PROBLEM REQUIREMENTS ->
Would you transcribe the listing that follows, character for character, and omit its images?

DATASET CONTENT ->
= = = = = = =
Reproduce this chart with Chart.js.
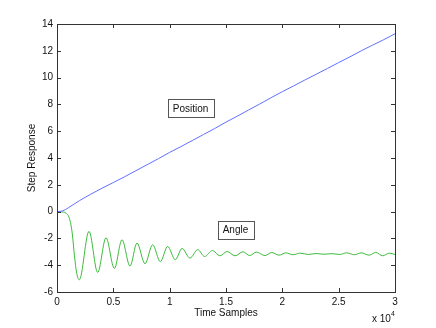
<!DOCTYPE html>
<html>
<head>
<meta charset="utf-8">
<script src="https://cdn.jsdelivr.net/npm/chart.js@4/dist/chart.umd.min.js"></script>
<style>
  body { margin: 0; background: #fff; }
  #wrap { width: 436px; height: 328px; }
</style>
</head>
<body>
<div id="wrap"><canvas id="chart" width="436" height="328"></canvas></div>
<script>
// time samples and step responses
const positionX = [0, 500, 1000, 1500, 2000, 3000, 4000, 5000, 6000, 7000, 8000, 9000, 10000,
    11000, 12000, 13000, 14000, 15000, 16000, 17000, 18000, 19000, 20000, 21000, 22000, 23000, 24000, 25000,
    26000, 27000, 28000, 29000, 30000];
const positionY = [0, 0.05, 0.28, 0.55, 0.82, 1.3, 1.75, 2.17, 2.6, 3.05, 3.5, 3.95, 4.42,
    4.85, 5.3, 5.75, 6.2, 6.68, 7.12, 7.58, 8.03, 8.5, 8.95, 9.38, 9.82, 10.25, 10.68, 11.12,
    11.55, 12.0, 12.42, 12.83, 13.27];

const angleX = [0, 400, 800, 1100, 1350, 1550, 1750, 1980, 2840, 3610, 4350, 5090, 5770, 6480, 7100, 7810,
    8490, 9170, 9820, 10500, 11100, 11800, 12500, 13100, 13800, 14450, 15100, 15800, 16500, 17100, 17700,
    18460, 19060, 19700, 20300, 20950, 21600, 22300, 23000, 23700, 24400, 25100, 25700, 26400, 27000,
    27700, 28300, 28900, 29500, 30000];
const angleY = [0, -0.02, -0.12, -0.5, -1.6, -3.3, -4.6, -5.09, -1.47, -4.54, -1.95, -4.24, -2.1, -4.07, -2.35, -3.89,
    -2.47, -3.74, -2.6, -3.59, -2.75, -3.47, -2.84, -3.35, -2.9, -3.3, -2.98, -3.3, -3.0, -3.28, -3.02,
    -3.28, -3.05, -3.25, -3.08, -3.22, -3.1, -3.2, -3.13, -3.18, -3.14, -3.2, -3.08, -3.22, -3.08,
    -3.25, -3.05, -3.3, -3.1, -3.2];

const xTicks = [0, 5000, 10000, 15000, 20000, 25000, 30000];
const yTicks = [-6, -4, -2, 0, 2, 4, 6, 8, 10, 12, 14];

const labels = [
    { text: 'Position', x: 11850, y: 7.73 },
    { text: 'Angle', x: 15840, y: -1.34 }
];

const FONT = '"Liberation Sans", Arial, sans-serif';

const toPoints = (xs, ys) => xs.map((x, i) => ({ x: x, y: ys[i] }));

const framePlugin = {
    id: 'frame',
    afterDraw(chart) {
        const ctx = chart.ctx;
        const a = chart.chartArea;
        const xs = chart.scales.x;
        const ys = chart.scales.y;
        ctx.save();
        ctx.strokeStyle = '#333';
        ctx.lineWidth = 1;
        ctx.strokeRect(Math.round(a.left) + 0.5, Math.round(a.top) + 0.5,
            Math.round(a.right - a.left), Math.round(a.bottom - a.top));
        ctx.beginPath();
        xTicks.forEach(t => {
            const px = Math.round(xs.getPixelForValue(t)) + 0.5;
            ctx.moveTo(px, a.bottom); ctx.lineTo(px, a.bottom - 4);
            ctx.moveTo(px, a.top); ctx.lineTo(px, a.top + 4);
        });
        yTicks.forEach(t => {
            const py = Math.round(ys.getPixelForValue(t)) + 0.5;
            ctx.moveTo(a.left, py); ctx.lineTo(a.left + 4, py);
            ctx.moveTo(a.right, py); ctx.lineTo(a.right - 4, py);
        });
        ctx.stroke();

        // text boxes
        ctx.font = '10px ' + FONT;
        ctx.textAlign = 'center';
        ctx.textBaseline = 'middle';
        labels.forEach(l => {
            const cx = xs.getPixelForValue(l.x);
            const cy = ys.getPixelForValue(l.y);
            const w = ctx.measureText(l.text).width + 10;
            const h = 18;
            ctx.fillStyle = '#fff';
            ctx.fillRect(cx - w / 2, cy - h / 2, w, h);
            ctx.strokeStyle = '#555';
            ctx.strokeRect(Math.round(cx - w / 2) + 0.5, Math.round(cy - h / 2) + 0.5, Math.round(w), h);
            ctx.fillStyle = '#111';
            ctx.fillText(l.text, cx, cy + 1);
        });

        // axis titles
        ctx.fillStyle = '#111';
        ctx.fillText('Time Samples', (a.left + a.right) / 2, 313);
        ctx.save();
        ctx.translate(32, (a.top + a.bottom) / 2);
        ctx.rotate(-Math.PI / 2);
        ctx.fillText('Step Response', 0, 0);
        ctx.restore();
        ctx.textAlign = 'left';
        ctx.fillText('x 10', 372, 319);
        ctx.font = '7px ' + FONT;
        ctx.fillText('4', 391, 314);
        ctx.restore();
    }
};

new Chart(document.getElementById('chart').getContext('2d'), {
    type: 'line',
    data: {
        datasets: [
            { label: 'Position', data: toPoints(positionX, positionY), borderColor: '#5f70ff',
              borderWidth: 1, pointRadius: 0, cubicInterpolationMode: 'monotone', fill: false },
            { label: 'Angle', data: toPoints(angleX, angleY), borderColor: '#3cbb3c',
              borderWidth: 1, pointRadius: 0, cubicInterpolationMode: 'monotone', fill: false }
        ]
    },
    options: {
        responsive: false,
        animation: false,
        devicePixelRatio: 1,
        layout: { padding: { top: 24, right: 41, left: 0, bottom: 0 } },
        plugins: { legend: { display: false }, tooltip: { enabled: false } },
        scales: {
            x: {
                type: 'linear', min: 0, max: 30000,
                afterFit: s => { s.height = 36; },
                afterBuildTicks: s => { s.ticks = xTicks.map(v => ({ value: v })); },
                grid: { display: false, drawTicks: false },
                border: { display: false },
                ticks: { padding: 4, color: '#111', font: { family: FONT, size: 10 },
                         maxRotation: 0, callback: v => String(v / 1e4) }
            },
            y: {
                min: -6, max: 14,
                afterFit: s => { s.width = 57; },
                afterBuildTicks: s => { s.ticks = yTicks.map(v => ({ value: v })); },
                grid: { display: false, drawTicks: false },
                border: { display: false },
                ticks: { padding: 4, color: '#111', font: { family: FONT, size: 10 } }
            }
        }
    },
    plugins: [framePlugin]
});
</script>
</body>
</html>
= = = = = = =
RESULT OF THIS TASK ->
Reproduce this chart with Chart.js.
<!DOCTYPE html>
<html>
<head>
<meta charset="utf-8">
<script src="https://cdn.jsdelivr.net/npm/chart.js@4/dist/chart.umd.min.js"></script>
<style>
  body { margin: 0; background: #fff; }
  #wrap { width: 436px; height: 328px; }
</style>
</head>
<body>
<div id="wrap"><canvas id="chart" width="436" height="328"></canvas></div>
<script>
// time samples and step responses
const positionX = [0, 500, 1000, 1500, 2000, 3000, 4000, 5000, 6000, 7000, 8000, 9000, 10000,
    11000, 12000, 13000, 14000, 15000, 16000, 17000, 18000, 19000, 20000, 21000, 22000, 23000, 24000, 25000,
    26000, 27000, 28000, 29000, 30000];
const positionY = [0, 0.05, 0.28, 0.55, 0.82, 1.3, 1.75, 2.17, 2.6, 3.05, 3.5, 3.95, 4.42,
    4.85, 5.3, 5.75, 6.2, 6.68, 7.12, 7.58, 8.03, 8.5, 8.95, 9.38, 9.82, 10.25, 10.68, 11.12,
    11.55, 12.0, 12.42, 12.83, 13.27];

const angleX = [0, 400, 800, 1100, 1350, 1550, 1750, 1980, 2840, 3610, 4350, 5090, 5770, 6480, 7100, 7810,
    8490, 9170, 9820, 10500, 11100, 11800, 12500, 13100, 13800, 14450, 15100, 15800, 16500, 17100, 17700,
    18460, 19060, 19700, 20300, 20950, 21600, 22300, 23000, 23700, 24400, 25100, 25700, 26400, 27000,
    27700, 28300, 28900, 29500, 30000];
const angleY = [0, -0.02, -0.12, -0.5, -1.6, -3.3, -4.6, -5.09, -1.47, -4.54, -1.95, -4.24, -2.1, -4.07, -2.35, -3.89,
    -2.47, -3.74, -2.6, -3.59, -2.75, -3.47, -2.84, -3.35, -2.9, -3.3, -2.98, -3.3, -3.0, -3.28, -3.02,
    -3.28, -3.05, -3.25, -3.08, -3.22, -3.1, -3.2, -3.13, -3.18, -3.14, -3.2, -3.08, -3.22, -3.08,
    -3.25, -3.05, -3.3, -3.1, -3.2];

const xTicks = [0, 5000, 10000, 15000, 20000, 25000, 30000];
const yTicks = [-6, -4, -2, 0, 2, 4, 6, 8, 10, 12, 14];

const labels = [
    { text: 'Position', x: 11850, y: 7.73 },
    { text: 'Angle', x: 15840, y: -1.34 }
];

const FONT = '"Liberation Sans", Arial, sans-serif';

const toPoints = (xs, ys) => xs.map((x, i) => ({ x: x, y: ys[i] }));

const framePlugin = {
    id: 'frame',
    afterDraw(chart) {
        const ctx = chart.ctx;
        const a = chart.chartArea;
        const xs = chart.scales.x;
        const ys = chart.scales.y;
        ctx.save();
        ctx.strokeStyle = '#333';
        ctx.lineWidth = 1;
        ctx.strokeRect(Math.round(a.left) + 0.5, Math.round(a.top) + 0.5,
            Math.round(a.right - a.left), Math.round(a.bottom - a.top));
        ctx.beginPath();
        xTicks.forEach(t => {
            const px = Math.round(xs.getPixelForValue(t)) + 0.5;
            ctx.moveTo(px, a.bottom); ctx.lineTo(px, a.bottom - 4);
            ctx.moveTo(px, a.top); ctx.lineTo(px, a.top + 4);
        });
        yTicks.forEach(t => {
            const py = Math.round(ys.getPixelForValue(t)) + 0.5;
            ctx.moveTo(a.left, py); ctx.lineTo(a.left + 4, py);
            ctx.moveTo(a.right, py); ctx.lineTo(a.right - 4, py);
        });
        ctx.stroke();

        // text boxes
        ctx.font = '10px ' + FONT;
        ctx.textAlign = 'center';
        ctx.textBaseline = 'middle';
        labels.forEach(l => {
            const cx = xs.getPixelForValue(l.x);
            const cy = ys.getPixelForValue(l.y);
            const w = ctx.measureText(l.text).width + 10;
            const h = 18;
            ctx.fillStyle = '#fff';
            ctx.fillRect(cx - w / 2, cy - h / 2, w, h);
            ctx.strokeStyle = '#555';
            ctx.strokeRect(Math.round(cx - w / 2) + 0.5, Math.round(cy - h / 2) + 0.5, Math.round(w), h);
            ctx.fillStyle = '#111';
            ctx.fillText(l.text, cx, cy + 1);
        });

        // axis titles
        ctx.fillStyle = '#111';
        ctx.fillText('Time Samples', (a.left + a.right) / 2, 313);
        ctx.save();
        ctx.translate(32, (a.top + a.bottom) / 2);
        ctx.rotate(-Math.PI / 2);
        ctx.fillText('Step Response', 0, 0);
        ctx.restore();
        ctx.textAlign = 'left';
        ctx.fillText('x 10', 372, 319);
        ctx.font = '7px ' + FONT;
        ctx.fillText('4', 391, 314);
        ctx.restore();
    }
};

new Chart(document.getElementById('chart').getContext('2d'), {
    type: 'line',
    data: {
        datasets: [
            { label: 'Position', data: toPoints(positionX, positionY), borderColor: '#5f70ff',
              borderWidth: 1, pointRadius: 0, cubicInterpolationMode: 'monotone', fill: false },
            { label: 'Angle', data: toPoints(angleX, angleY), borderColor: '#3cbb3c',
              borderWidth: 1, pointRadius: 0, cubicInterpolationMode: 'monotone', fill: false }
        ]
    },
    options: {
        responsive: false,
        animation: false,
        devicePixelRatio: 1,
        layout: { padding: { top: 24, right: 41, left: 0, bottom: 0 } },
        plugins: { legend: { display: false }, tooltip: { enabled: false } },
        scales: {
            x: {
                type: 'linear', min: 0, max: 30000,
                afterFit: s => { s.height = 36; },
                afterBuildTicks: s => { s.ticks = xTicks.map(v => ({ value: v })); },
                grid: { display: false, drawTicks: false },
                border: { display: false },
                ticks: { padding: 4, color: '#111', font: { family: FONT, size: 10 },
                         maxRotation: 0, callback: v => String(v / 1e4) }
            },
            y: {
                min: -6, max: 14,
                afterFit: s => { s.width = 57; },
                afterBuildTicks: s => { s.ticks = yTicks.map(v => ({ value: v })); },
                grid: { display: false, drawTicks: false },
                border: { display: false },
                ticks: { padding: 4, color: '#111', font: { family: FONT, size: 10 } }
            }
        }
    },
    plugins: [framePlugin]
});
</script>
</body>
</html>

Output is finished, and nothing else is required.